Je suis convaincue que c’est d’abord la mise en place d’une organisation permettant de garantir l’efficacité et la réactivité avec l’installation en central à la direction du Numérique d’un pôle d’experts positionné en atelier unique au service du développement business des branches et de l’image numérique de la marque. Des experts IT, métiers, relation clients et communication qui travaillent ensemble sur la même road map au sein d’une même équipe en mode agile.

Nous avons démarré ce chantier en écoutant nos clients et en remettant à plat nos parcours en ligne multiécran en les croisant avec les besoins et attentes de nos clients, les caractéristiques de nos offres et les potentiels des interfaces. Une étape qui a mobilisé beaucoup d’acteurs dans l’entreprise mais qui a été essentielle pour donner la bonne impulsion dans la bonne direction.

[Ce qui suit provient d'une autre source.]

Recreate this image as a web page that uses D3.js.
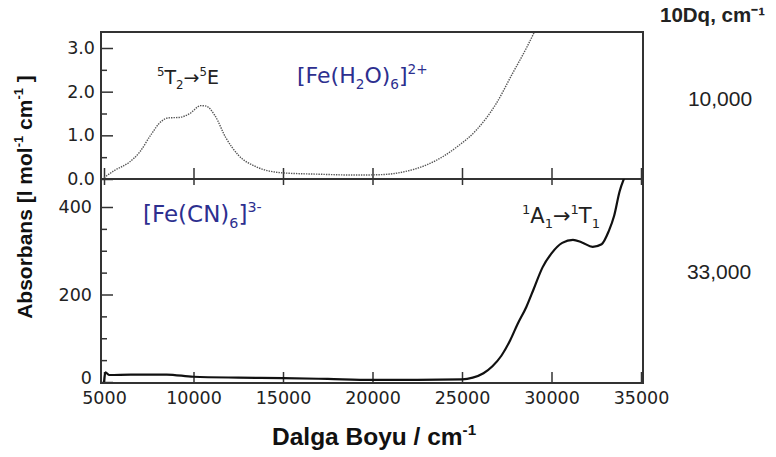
<!DOCTYPE html>
<html lang="en">
<head>
  <meta charset="UTF-8">
  <title>Absorbans spektrumu</title>
  <style>
    body { margin: 0; background: #fff; }
    svg { display: block; }
    .tick text { font-family: "DejaVu Sans", sans-serif; font-size: 17.5px; fill: #222; }
    .tick line { stroke: #333; stroke-width: 1.5; }
  </style>
</head>
<body>
  <div id="chart"></div>
  <script src="https://d3js.org/d3.v7.min.js"></script>
  <script>
    // [Fe(H2O)6]2+ spektrumu (ust panel)
    var aquaWave = [5000, 5600, 6400, 7000, 7600, 8200, 8600, 9200, 9800, 10400, 10700, 11200, 11800, 12500,
      13500, 15000, 17000, 19000, 20500, 21700, 23000, 24000, 24700, 25800, 26900, 27800, 28600, 29200]
    var aquaAbs = [0.03, 0.2, 0.38, 0.62, 1.0, 1.32, 1.4, 1.41, 1.5, 1.68, 1.67, 1.45, 0.95, 0.55,
      0.28, 0.14, 0.11, 0.09, 0.1, 0.16, 0.32, 0.53, 0.73, 1.12, 1.72, 2.4, 3.0, 3.5]

    // [Fe(CN)6]3- spektrumu (alt panel)
    var cyanoWave = [5000, 5080, 5300, 6500, 8500, 10000, 12500, 15000, 17500, 20000, 22500, 25000, 25600, 26200,
      26700, 27200, 27700, 28100, 28600, 29000, 29500, 30000, 30600, 31200, 31700, 32300, 32800, 33200, 33500, 33800, 34100]
    var cyanoAbs = [0, 22, 16, 17, 17, 12, 10, 9, 7, 5, 5, 6, 10, 20,
      36, 60, 96, 132, 172, 212, 262, 294, 318, 325, 319, 309, 315, 345, 380, 435, 470]

    var xTicks = [5000, 10000, 15000, 20000, 25000, 30000, 35000]
    var topTicks = [0, 1, 2, 3]
    var topMinor = [0.5, 1.5, 2.5]
    var botTicks = [0, 200, 400]
    var botMinor = [50, 100, 150, 250, 300, 350]

    var width = 776, height = 457
    var pLeft = 101, pRight = 643, pTop = 32, pMid = 179, pBottom = 383

    var svg = d3.select('#chart').append('svg')
      .attr('width', width)
      .attr('height', height)
    svg.append('rect').attr('width', width).attr('height', height).attr('fill', '#fff')

    var x = d3.scaleLinear().domain([5000, 35000]).range([104, 641])
    var yTop = d3.scaleLinear().domain([0, 3]).range([pMid, 48])
    var yBot = d3.scaleLinear().domain([0, 400]).range([382, 207])

    var defs = svg.append('defs')
    defs.append('clipPath').attr('id', 'clipTop').append('rect')
      .attr('x', pLeft).attr('y', pTop).attr('width', pRight - pLeft).attr('height', pMid - pTop)
    defs.append('clipPath').attr('id', 'clipBot').append('rect')
      .attr('x', pLeft).attr('y', pMid).attr('width', pRight - pLeft).attr('height', pBottom - pMid)

    // eksenler
    function noDomain (g) { g.select('.domain').remove() }

    svg.append('g').attr('transform', 'translate(' + pLeft + ',0)')
      .call(d3.axisLeft(yTop).tickValues(topTicks).tickSize(-12).tickPadding(6).tickFormat(d3.format('.1f')))
      .call(noDomain)
    svg.append('g').attr('transform', 'translate(' + pLeft + ',0)')
      .call(d3.axisLeft(yTop).tickValues(topMinor).tickSize(-6).tickFormat(''))
      .call(noDomain)
    svg.append('g').attr('transform', 'translate(' + pLeft + ',0)')
      .call(d3.axisLeft(yBot).tickValues(botTicks).tickSize(-12).tickPadding(9).tickFormat(d3.format('d')))
      .call(noDomain)
      .selectAll('.tick text').attr('dy', function (d) { return d === 0 ? '0.1em' : '0.32em' })
    svg.append('g').attr('transform', 'translate(' + pLeft + ',0)')
      .call(d3.axisLeft(yBot).tickValues(botMinor).tickSize(-6).tickFormat(''))
      .call(noDomain)

    // orta cizgi uzerindeki x tikleri
    svg.append('g').attr('transform', 'translate(0,' + pMid + ')')
      .call(d3.axisTop(x).tickValues(xTicks).tickSize(11).tickFormat(''))
      .call(noDomain)
    svg.append('g').attr('transform', 'translate(0,' + pMid + ')')
      .call(d3.axisBottom(x).tickValues(xTicks).tickSize(6).tickFormat(''))
      .call(noDomain)
    svg.append('g').attr('transform', 'translate(0,' + pBottom + ')')
      .call(d3.axisBottom(x).tickValues(xTicks).tickSize(-11).tickPadding(9).tickFormat(d3.format('d')))
      .call(noDomain)

    // cerceve
    svg.append('rect')
      .attr('x', pLeft).attr('y', pTop)
      .attr('width', pRight - pLeft).attr('height', pBottom - pTop)
      .attr('fill', 'none').attr('stroke', '#333').attr('stroke-width', 2)
    svg.append('line')
      .attr('x1', pLeft).attr('x2', pRight).attr('y1', pMid).attr('y2', pMid)
      .attr('stroke', '#333').attr('stroke-width', 2.2)

    // egriler
    var lineTop = d3.line()
      .x(function (d) { return x(d[0]) })
      .y(function (d) { return yTop(d[1]) })
      .curve(d3.curveMonotoneX)
    var lineBot = d3.line()
      .x(function (d) { return x(d[0]) })
      .y(function (d) { return yBot(d[1]) })
      .curve(d3.curveMonotoneX)

    svg.append('path')
      .datum(d3.zip(aquaWave, aquaAbs))
      .attr('clip-path', 'url(#clipTop)')
      .attr('d', lineTop)
      .attr('fill', 'none')
      .attr('stroke', '#555')
      .attr('stroke-width', 1.4)
      .attr('stroke-dasharray', '1.4 1.1')

    svg.append('path')
      .datum(d3.zip(cyanoWave, cyanoAbs))
      .attr('clip-path', 'url(#clipBot)')
      .attr('d', lineBot)
      .attr('fill', 'none')
      .attr('stroke', '#111')
      .attr('stroke-width', 2.2)

    // metinler: [metin, 'sub' | 'sup']
    function label (xp, yp, size, color, family, weight, parts) {
      var t = svg.append('text')
        .attr('x', xp).attr('y', yp)
        .attr('font-family', family).attr('font-size', size)
        .attr('font-weight', weight).attr('fill', color)
      var prev = 0
      parts.forEach(function (p) {
        var shift = p[1] === 'sub' ? Math.round(size * 0.25) : (p[1] === 'sup' ? -Math.round(size * 0.42) : 0)
        var ts = t.append('tspan').text(p[0]).attr('dy', shift - prev)
        if (p[1]) ts.attr('font-size', '0.62em')
        prev = shift
      })
      return t
    }

    var blue = '#2d2f8f'
    var sans = '"DejaVu Sans", sans-serif'
    label(297, 83, 22, blue, sans, 'normal',
      [['[Fe(H'], ['2', 'sub'], ['O)'], ['6', 'sub'], [']'], ['2+', 'sup']])
    label(143, 222, 23, blue, sans, 'normal',
      [['[Fe(CN)'], ['6', 'sub'], [']'], ['3-', 'sup']])
    label(157, 84, 19, '#222', sans, 'normal',
      [['5', 'sup'], ['T'], ['2', 'sub'], ['\u2192'], ['5', 'sup'], ['E']])
    label(522, 223, 21, '#222', sans, 'normal',
      [['1', 'sup'], ['A'], ['1', 'sub'], ['\u2192'], ['1', 'sup'], ['T'], ['1', 'sub']])

    var arial = '"Liberation Sans", Arial, sans-serif'
    svg.append('text').attr('x', 660).attr('y', 22)
      .attr('font-family', arial).attr('font-size', 20.5).attr('font-weight', 'bold').attr('fill', '#222')
      .text('10Dq, cm\u207b\u00b9')
    svg.append('text').attr('x', 720).attr('y', 106).attr('text-anchor', 'middle')
      .attr('font-family', arial).attr('font-size', 21).attr('fill', '#222').text('10,000')
    svg.append('text').attr('x', 719).attr('y', 279).attr('text-anchor', 'middle')
      .attr('font-family', arial).attr('font-size', 21).attr('fill', '#222').text('33,000')

    label(272, 445, 24.5, '#111', arial, 'bold', [['Dalga Boyu / cm'], ['-1', 'sup']])

    var yl = label(0, 0, 21, '#111', arial, 'bold',
      [['Absorbans [l mol'], ['-1', 'sup'], [' cm'], ['-1', 'sup'], [' ]']])
    yl.attr('text-anchor', 'middle').attr('transform', 'translate(32,197) rotate(-90)')
  </script>
</body>
</html>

L’enjeu reposait aussi sur notre capacité à développer la notoriété de nos offres pour favoriser l’acquisition et la fidélisation. Nous avons donc réuni nos forces et mis en place une stratégie de marketing digital unique pour cet écosystème digital fortement orientée sur les contenus et conçue en complémentarité et en cohérence avec nos actions sur les canaux physiques.

Enfin, nous avons travaillé à digitaliser nos process de relation client pour proposer à nos clients des solutions d’aide en ligne et du sur-mesure en one to one quand c’était nécessaire, ce qui nous a fait gagner en efficacité et qualité perçue.

On parle beaucoup de personnalisation de la relation client. Comment avez-vous intégré ce sujet à vos travaux ?

Quand nous avons démarré ce programme, La Poste ne connaissait pas bien ses clients particuliers. Nos sites avaient chacun leur base de données. Nous n’avions pas de compte client unique, pas de connaissance clients particuliers partagé. Imaginez ce potentiel incroyable de 12 M de visiteurs uniques en ligne par mois et 2 M de clients qui visitent nos bureaux de poste chaque jour. Et puis comment répondre à ces nouvelles attentes de personnalisation en ligne sans connaitre ses clients ? Après avoir revu nos principaux parcours et avoir mené une première phase d’intégration notamment e-commerce, nous avons donc rapidement activé une stratégie d’enrôlement en ligne avec un compte client unique qui rassemble pour nos clients toutes les informations utiles de leur relation à La Poste et qui leur propose des services à valeur ajoutée. Cette dynamique démarrée en ligne a été profitable directement à nos actions de fidélisation pour nous permettre d’ajuster au mieux nos actions de marketing digital. Elle a apporté un confort d’utilisation direct à nos clients. Elle est en train de s’étendre à notre réseau physique. Difficile d’imaginer de s’en passer surtout quand on dispose d’un réseau de 17 000 points de contact et de 80 000 facteurs qui passent 6 jours sur 7 au domicile des Français !

Qu’est-ce-qui vous a semblé le plus complexe dans ce chantier de simplification de l’expérience client ?

Ce type de grand chantier nécessite beaucoup d’écoute, de détermination et de courage aussi. Il n’aurait pas pu aboutir sans le soutien du top management et l’énergie incroyable de l’équipe. Nous avons un peu bousculé les organisations. En matière de conduite du changement, de chantier client centric, le digital a peu près tout changé. On réfléchit autrement. On travaille autrement de façon horizontale, on manage différemment. Et ce n’est pas toujours facile d’embarquer tout le monde dans cette dynamique. Pour moi ce n’est pas qu’une question liée à la maturité des connaissances sur le digital, c’est surtout une question d’état d’esprit, de capacité à collaborer et à jouer collectif. Mais on y arrive. La preuve 😉

La deuxième complexité est liée au dispositif en lui-même nécessairement multiscreen et multicanal. Avant on pilotait les évolutions sur son site internet, on animait son compte Facebook, on optimisait son merchandising boutique de façon assez silotée… Aujourd’hui, il faut coller aux usages et exploiter le meilleur des innovations pour proposer une expérience la plus fluide et la plus utile. Cette continuité embarque bien évidemment les réseaux physiques. On et off line, sur son ordinateur, sur mon mobile, son compte twitter, dans les points de vente, le client est partout et c’est lui qui décide.

Cette nouvelle boucle de l’expérience client plus riche, plus large, plus à sa main, plus instantanée parfois aussi challenge les habitudes de travail et de collaboration au sein des entreprises. Plus que jamais, elles ont besoin de penser et de jouer collectif pour apporter les réponses les plus adaptées aux besoins de leurs clients.